FEC commissioners passed draft final rules on reporting bundling by lobbyists Thursday. Pro-regulation groups promptly went ballistic with outrage, as the FEC reasonably and narrowly interpreted the law, creating rules that apply to credit for bundling that is actually given in political fundraising.
The bundling rules implement provisions in the noble-sounding but ultimately misguided Honest Government and Open Leadership Act of 2007, which requires disclosure of contributions "bundled" by federally registered lobbyists over $15,000.
The supporters of the law designed it to take an incremental step toward anti-free speech restrictions on all bundled contributions. As a practical matter, this paper tiger bundle of regulations will have only a limited effect beyond adding another byzantine layer of regulations for lobbyists and campaign committees.
Disclosure of bundling is unnecessary and serves no justifiable public good (despite misguided harping by the pro-regulation community that bundlers are quid-pro-quo seeking and inherently corrupting). Bundling is a legal, efficient and effective way for campaigns to fundraise. It’s not only used by lobbyists; it’s also a way for community activists, nonprofit heads, passionate business leaders, union officials and others to gather donations and streamline the challenging task of seeking out contributions of $2,300 or lower.
It’s important to note that bundling is really only necessary to cope with arbitrary contribution limits. Instead of allowing like-minded individuals the unlimited ability to support politicians of their choosing, donors are restricted to contributing $2,300 per election cycle (soon to be adjusted slightly upward for inflation). Thus volunteers with quality Rolodexes help politicians to spend less time fundraising (supposedly one of the goals of "reformers"), reach more potential donors and raise enough money to wage a competitive campaign.

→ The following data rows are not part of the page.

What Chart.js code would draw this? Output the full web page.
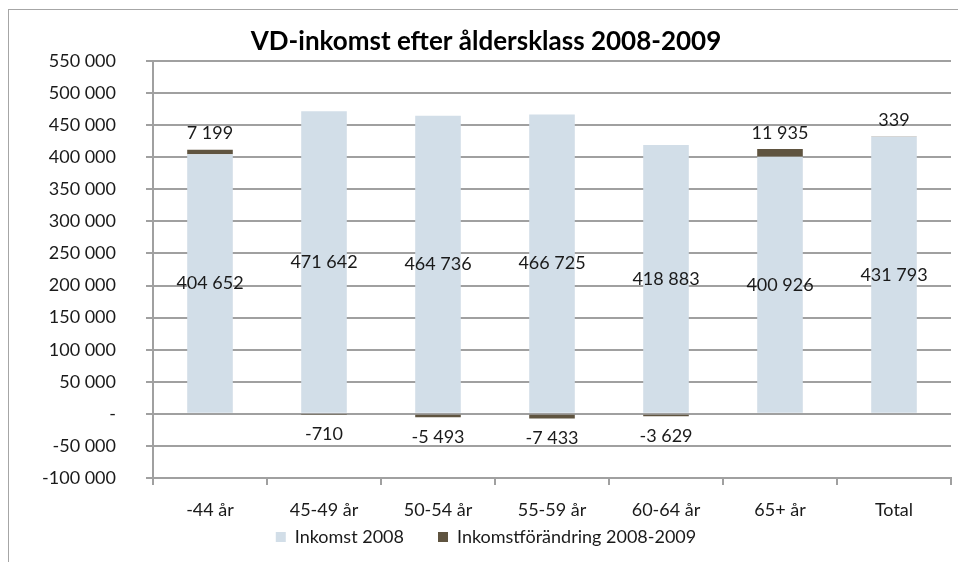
<!DOCTYPE html>
<html lang="sv">
<head>
<meta charset="utf-8">
<title>VD-inkomst efter åldersklass 2008-2009</title>
<script src="https://cdn.jsdelivr.net/npm/chart.js@4.4.1/dist/chart.umd.min.js"></script>
<style>
  html, body { margin: 0; padding: 0; background: #fff; }
  #wrap { position: relative; width: 958px; height: 562px; overflow: hidden; }
  #frame { position: absolute; left: 8px; top: 9px; width: 1000px; height: 1000px;
           border-left: 1px solid #a6a6a6; border-top: 1px solid #a6a6a6; }
  canvas { position: absolute; left: 0; top: 0; }
</style>
</head>
<body>
<div id="wrap">
  <div id="frame"></div>
  <canvas id="vdChart" width="958" height="562"></canvas>
</div>
<script>
// Åldersklasser och värden (kr)
const categories = ['-44 år', '45-49 år', '50-54 år', '55-59 år', '60-64 år', '65+ år', 'Total'];
const inkomst2008 = [404652, 471642, 464736, 466725, 418883, 400926, 431793];
const forandring = [7199, -710, -5493, -7433, -3629, 11935, 339];
const seriesNames = ['Inkomst 2008', 'Inkomstförändring 2008-2009'];

const textColor = '#1a1a1a';
const gridColor = '#a0a0a0';
const fontFamily = 'Lato, "Open Sans", sans-serif';

// 404652 -> "404 652", 0 -> "-"
function fmt(v) {
  if (v === 0) return '-';
  const s = Math.abs(v).toString().replace(/\B(?=(\d{3})+(?!\d))/g, ' ');
  return (v < 0 ? '-' : '') + s;
}

// etiketter på staplarna
const valueLabels = {
  id: 'valueLabels',
  afterDatasetsDraw(chart) {
    const ctx = chart.ctx;
    ctx.save();
    ctx.font = '18px ' + fontFamily;
    ctx.fillStyle = textColor;
    ctx.textAlign = 'center';
    ctx.textBaseline = 'middle';
    chart.data.datasets.forEach((ds, i) => {
      chart.getDatasetMeta(i).data.forEach((bar, j) => {
        const v = ds.data[j];
        let y;
        if (i === 0) y = (bar.y + bar.base) / 2;
        else y = v >= 0 ? bar.y - 16 : bar.y + 20;
        ctx.fillText(fmt(v), bar.x, y);
      });
    });
    ctx.restore();
  }
};

// flytta upp förklaringen närmare axeln
const legendShift = {
  id: 'legendShift',
  afterLayout(chart) {
    chart.legend.top -= 29;
    chart.legend.bottom -= 29;
  }
};

const ctx = document.getElementById('vdChart').getContext('2d');

new Chart(ctx, {
  type: 'bar',
  data: {
    labels: categories,
    datasets: [{
      label: seriesNames[0],
      data: inkomst2008,
      backgroundColor: '#d2dee8',
      barPercentage: 0.4,
      categoryPercentage: 1
    }, {
      label: seriesNames[1],
      data: forandring,
      backgroundColor: '#5f5440',
      barPercentage: 0.4,
      categoryPercentage: 1
    }]
  },
  options: {
    responsive: false,
    animation: false,
    layout: { padding: { left: 21, right: 7, top: 0, bottom: -23 } },
    plugins: {
      title: {
        display: true,
        text: 'VD-inkomst efter åldersklass 2008-2009',
        color: '#000',
        font: { family: fontFamily, size: 26, weight: 'bold' },
        padding: { top: 26.4, bottom: 3.4 }
      },
      legend: {
        position: 'bottom',
        labels: {
          boxWidth: 10,
          boxHeight: 10,
          padding: 34,
          color: textColor,
          font: { family: fontFamily, size: 18 }
        }
      },
      tooltip: { enabled: false }
    },
    scales: {
      x: {
        stacked: true,
        afterFit(scale) { scale.height = 45; },
        grid: { drawOnChartArea: false, drawTicks: true, tickLength: 7, color: gridColor, lineWidth: 2 },
        border: { color: gridColor, width: 2 },
        ticks: { color: textColor, padding: 14, maxRotation: 0, font: { family: fontFamily, size: 18 } }
      },
      y: {
        stacked: true,
        min: -100000,
        max: 550000,
        afterFit(scale) { scale.width = 132; },
        grid: { color: gridColor, lineWidth: 2, tickLength: 7 },
        border: { color: gridColor, width: 2 },
        ticks: {
          stepSize: 50000,
          padding: 30,
          color: textColor,
          font: { family: fontFamily, size: 18 },
          callback: v => fmt(v)
        }
      }
    }
  },
  plugins: [valueLabels, legendShift]
});
</script>
</body>
</html>
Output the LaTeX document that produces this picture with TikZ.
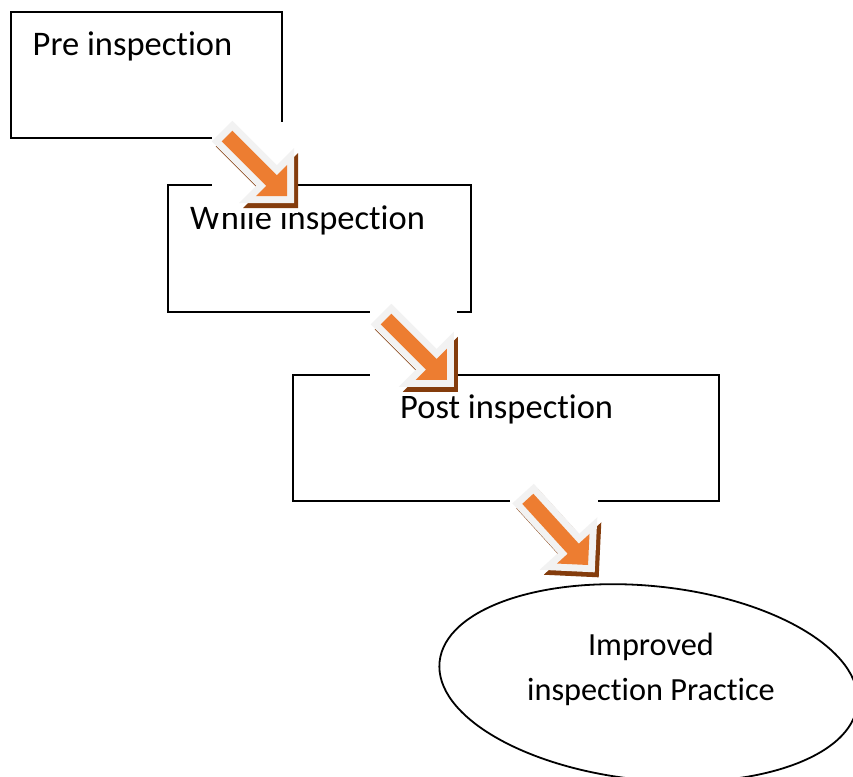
\documentclass[tikz,border=0pt]{standalone}
\usepackage{fontspec}
\setmainfont{Carlito}[Ligatures=NoCommon]
\usetikzlibrary{shapes.geometric}
\definecolor{arrorange}{RGB}{237,125,49}
\definecolor{arrbrown}{RGB}{132,60,12}
\definecolor{arrwhite}{RGB}{242,242,242}
\tikzset{
  stagebox/.style={draw=black, line width=1.8pt, rectangle, inner sep=0pt},
  stagetext/.style={anchor=base west, inner sep=0pt, font=\fontsize{34.5}{45}\selectfont},
  arrpath/.style={insert path={(0,7.5) -- ({#1-22},7.5) -- ({#1-22},22) -- (#1,0) -- ({#1-22},-22) -- ({#1-22},-7.5) -- (0,-7.5) -- cycle}},
}
\newcommand{\blockarrow}[3]{%
  \begin{scope}[shift={(#1)},xshift=4pt,yshift=-5pt,rotate=#2]
    \filldraw[arrbrown, line width=14pt, line join=miter, arrpath=#3];
  \end{scope}
  \begin{scope}[shift={(#1)},rotate=#2]
    \filldraw[arrwhite, line width=14pt, line join=miter, arrpath=#3];
    \fill[arrorange, arrpath=#3];
  \end{scope}}
\begin{document}
\begin{tikzpicture}[x=1pt,y=-1pt]
\useasboundingbox (0,0) rectangle (853,776);
\clip (0,0) rectangle (853,776);
% stage boxes
\node[stagebox, minimum width=270.4pt, minimum height=126pt] (pre) at (146.5,74.7) {};
\node[stagebox, minimum width=302.4pt, minimum height=126.7pt] (while) at (319.5,248.4) {};
\node[stagebox, minimum width=426pt, minimum height=126pt] (post) at (506.3,438) {};
\node[draw=black, line width=1.8pt, ellipse, minimum width=420pt, minimum height=194pt, inner sep=0pt, rotate=-5.8] (impr) at (648.5,683) {};
% texts
\node[stagetext] (pret) at (32.5,56) {Pre inspection};
\node[stagetext] (whilet) at (190,229.3) {While inspection};
\node[stagetext] (postt) at (400,418.3) {Post inspection};
\node[anchor=base, inner sep=0pt, align=center, font=\fontsize{32.3}{45}\selectfont] (imprt) at (651,700) {Improved\\inspection Practice};
% arrow backgrounds
\coordinate (a1) at (227,136);
\coordinate (a2) at (386,319);
\coordinate (a3) at (527.8,498.8);
\fill[white] (212,122) rectangle (298,213);
\fill[white] (370,304) rectangle (457,396);
\fill[white] (510,484) rectangle (598,582);
% block arrows
\blockarrow{a1}{-45}{85}
\blockarrow{a2}{-45}{86}
\blockarrow{a3}{-47.7}{89.5}
\end{tikzpicture}
\end{document}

The disclosure rules do not apply equally to all bundlers. The legislation (and hence the rules) singles out federally registered lobbyists. While this may be a populist feel-good slap at lobbyists by members of Congress (and both 2008 presidential candidates), there’s no practical reason to single out and punish lobbyists, whose work on behalf of clients is protected by the First Amendment.
The United States is a republic, not a direct democracy. Every single issue group, individual with a cause, business or union can’t spend their time in Washington pleading their case with their elected officials. Lobbyists, often policy experts, serve an important function by arguing their clients’ cases before federal officials. The First Amendment explicitly protects the ability of citizens – and lobbyists – "to petition the Government for a redress of grievances."
Complying with these bundling regulations will enrich some large law and lobbying firms, who host compliance sessions costing thousands of dollars. At the same time the new rules will squeeze smaller lobbying outfits, who will need to beef up their administrative staffs to ensure compliance with more cumbersome federal regulations.
The Campaign Legal Center and Democracy21, among others, are livid with the FEC’s draft rule (which passed unanimously, 6-0), because they’re upset the FEC followed reasonable, workable guidelines in implementing their regulation rather than buying into the pro-regulation community’s excessive hype about the nonexistent "problem" of bundling.
All told, we’d of course prefer this bit of nonsense had never passed. But the FEC did a good job in keeping the scope of the regulations narrow and limited, and we have to give them credit for recognizing that overly-broad regulation was not needed.